[Task instructions]: Extract the lines of the material below, beginning with the first and ending with the line that holds "const pctTicks = [0, 30, 10];". Skip every picture.
──────── Given material ────────
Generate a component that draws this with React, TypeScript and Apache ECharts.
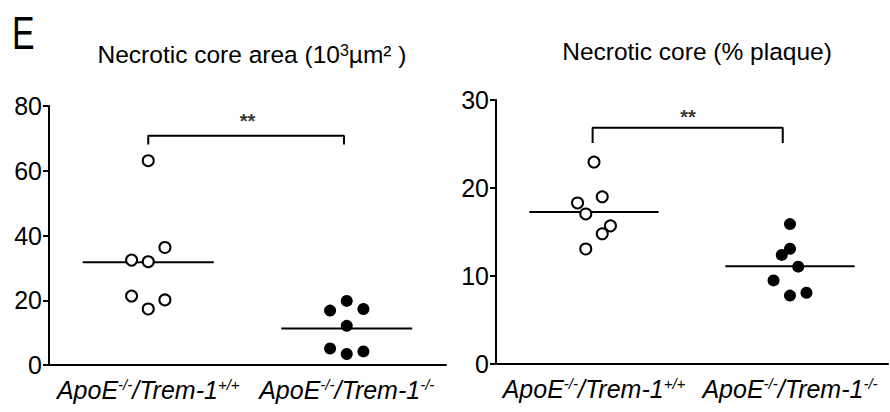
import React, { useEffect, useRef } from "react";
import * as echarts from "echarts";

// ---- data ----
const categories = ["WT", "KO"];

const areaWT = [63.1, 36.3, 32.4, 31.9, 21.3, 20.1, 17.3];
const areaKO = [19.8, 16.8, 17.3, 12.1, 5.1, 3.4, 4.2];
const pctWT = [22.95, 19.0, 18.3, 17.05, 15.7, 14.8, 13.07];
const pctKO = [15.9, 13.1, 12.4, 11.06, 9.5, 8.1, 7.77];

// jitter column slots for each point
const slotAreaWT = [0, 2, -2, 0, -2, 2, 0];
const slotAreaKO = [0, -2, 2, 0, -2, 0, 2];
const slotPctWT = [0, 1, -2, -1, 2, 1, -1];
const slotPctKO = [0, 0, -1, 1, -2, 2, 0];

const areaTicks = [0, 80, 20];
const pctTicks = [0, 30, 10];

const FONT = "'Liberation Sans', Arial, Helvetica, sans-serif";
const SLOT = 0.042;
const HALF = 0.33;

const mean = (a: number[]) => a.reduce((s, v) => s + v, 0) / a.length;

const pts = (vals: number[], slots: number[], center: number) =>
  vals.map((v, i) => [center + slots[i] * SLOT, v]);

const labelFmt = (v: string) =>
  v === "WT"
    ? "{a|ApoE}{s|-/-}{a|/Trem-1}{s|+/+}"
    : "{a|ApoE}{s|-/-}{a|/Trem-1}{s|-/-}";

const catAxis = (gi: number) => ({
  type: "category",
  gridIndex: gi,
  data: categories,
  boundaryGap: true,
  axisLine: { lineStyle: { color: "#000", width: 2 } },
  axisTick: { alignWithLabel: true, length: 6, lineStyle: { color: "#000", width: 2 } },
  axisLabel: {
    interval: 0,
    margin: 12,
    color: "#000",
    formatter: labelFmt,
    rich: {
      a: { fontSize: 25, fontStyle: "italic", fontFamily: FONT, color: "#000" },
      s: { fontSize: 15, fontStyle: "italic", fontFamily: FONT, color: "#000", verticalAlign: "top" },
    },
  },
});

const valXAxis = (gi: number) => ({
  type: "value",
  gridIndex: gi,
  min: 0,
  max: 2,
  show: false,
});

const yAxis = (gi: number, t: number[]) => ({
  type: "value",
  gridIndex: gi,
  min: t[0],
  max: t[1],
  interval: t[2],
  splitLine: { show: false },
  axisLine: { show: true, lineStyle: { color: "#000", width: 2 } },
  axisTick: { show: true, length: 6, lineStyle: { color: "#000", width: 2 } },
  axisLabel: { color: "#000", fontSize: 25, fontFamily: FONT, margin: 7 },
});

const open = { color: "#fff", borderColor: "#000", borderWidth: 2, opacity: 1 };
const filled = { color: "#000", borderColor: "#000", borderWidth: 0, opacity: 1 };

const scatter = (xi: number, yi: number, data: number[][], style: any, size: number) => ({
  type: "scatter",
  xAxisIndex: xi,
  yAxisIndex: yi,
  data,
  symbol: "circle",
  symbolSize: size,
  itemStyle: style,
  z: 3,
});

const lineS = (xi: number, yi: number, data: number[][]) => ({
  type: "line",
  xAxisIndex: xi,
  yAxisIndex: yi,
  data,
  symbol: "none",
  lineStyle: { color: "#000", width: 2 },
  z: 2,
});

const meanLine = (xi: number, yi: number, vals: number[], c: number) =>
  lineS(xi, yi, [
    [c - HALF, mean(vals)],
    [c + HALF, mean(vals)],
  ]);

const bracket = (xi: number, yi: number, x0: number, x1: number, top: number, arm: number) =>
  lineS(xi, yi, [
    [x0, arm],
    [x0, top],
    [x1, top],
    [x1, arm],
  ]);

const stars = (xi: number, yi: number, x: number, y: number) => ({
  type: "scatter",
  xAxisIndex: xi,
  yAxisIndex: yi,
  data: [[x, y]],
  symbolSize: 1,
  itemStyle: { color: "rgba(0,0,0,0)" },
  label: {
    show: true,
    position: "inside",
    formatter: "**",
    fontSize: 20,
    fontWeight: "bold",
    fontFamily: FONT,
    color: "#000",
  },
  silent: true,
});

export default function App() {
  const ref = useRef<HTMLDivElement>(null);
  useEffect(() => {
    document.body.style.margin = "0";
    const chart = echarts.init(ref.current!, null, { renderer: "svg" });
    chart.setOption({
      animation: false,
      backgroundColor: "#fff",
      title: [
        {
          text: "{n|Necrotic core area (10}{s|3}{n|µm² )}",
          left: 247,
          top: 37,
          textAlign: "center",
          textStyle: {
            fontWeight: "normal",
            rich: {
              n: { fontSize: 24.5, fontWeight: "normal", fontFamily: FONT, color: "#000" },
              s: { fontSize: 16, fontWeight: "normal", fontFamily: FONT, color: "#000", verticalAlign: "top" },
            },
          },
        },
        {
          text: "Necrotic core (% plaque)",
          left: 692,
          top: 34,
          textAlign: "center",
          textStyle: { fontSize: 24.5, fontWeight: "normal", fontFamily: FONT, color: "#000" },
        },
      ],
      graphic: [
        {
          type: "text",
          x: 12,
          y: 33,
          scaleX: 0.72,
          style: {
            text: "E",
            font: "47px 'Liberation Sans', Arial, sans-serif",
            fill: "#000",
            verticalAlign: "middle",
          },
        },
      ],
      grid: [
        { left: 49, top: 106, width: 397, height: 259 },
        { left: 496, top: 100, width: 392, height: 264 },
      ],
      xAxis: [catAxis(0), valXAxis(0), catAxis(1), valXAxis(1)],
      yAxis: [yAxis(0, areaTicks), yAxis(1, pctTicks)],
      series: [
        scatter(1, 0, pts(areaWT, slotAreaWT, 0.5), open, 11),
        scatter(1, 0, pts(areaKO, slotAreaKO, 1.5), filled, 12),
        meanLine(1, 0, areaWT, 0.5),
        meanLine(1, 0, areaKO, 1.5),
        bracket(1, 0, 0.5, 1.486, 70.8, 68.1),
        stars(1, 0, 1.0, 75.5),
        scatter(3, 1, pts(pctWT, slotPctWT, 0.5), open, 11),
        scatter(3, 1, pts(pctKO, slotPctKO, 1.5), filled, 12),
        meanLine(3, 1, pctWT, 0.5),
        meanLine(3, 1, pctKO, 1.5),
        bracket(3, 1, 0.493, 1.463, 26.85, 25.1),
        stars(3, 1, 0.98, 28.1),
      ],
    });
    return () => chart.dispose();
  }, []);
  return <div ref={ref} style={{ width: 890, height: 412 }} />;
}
────────
[Solution]:
Generate a component that draws this with React, TypeScript and Apache ECharts.
import React, { useEffect, useRef } from "react";
import * as echarts from "echarts";

// ---- data ----
const categories = ["WT", "KO"];

const areaWT = [63.1, 36.3, 32.4, 31.9, 21.3, 20.1, 17.3];
const areaKO = [19.8, 16.8, 17.3, 12.1, 5.1, 3.4, 4.2];
const pctWT = [22.95, 19.0, 18.3, 17.05, 15.7, 14.8, 13.07];
const pctKO = [15.9, 13.1, 12.4, 11.06, 9.5, 8.1, 7.77];

// jitter column slots for each point
const slotAreaWT = [0, 2, -2, 0, -2, 2, 0];
const slotAreaKO = [0, -2, 2, 0, -2, 0, 2];
const slotPctWT = [0, 1, -2, -1, 2, 1, -1];
const slotPctKO = [0, 0, -1, 1, -2, 2, 0];

const areaTicks = [0, 80, 20];
const pctTicks = [0, 30, 10];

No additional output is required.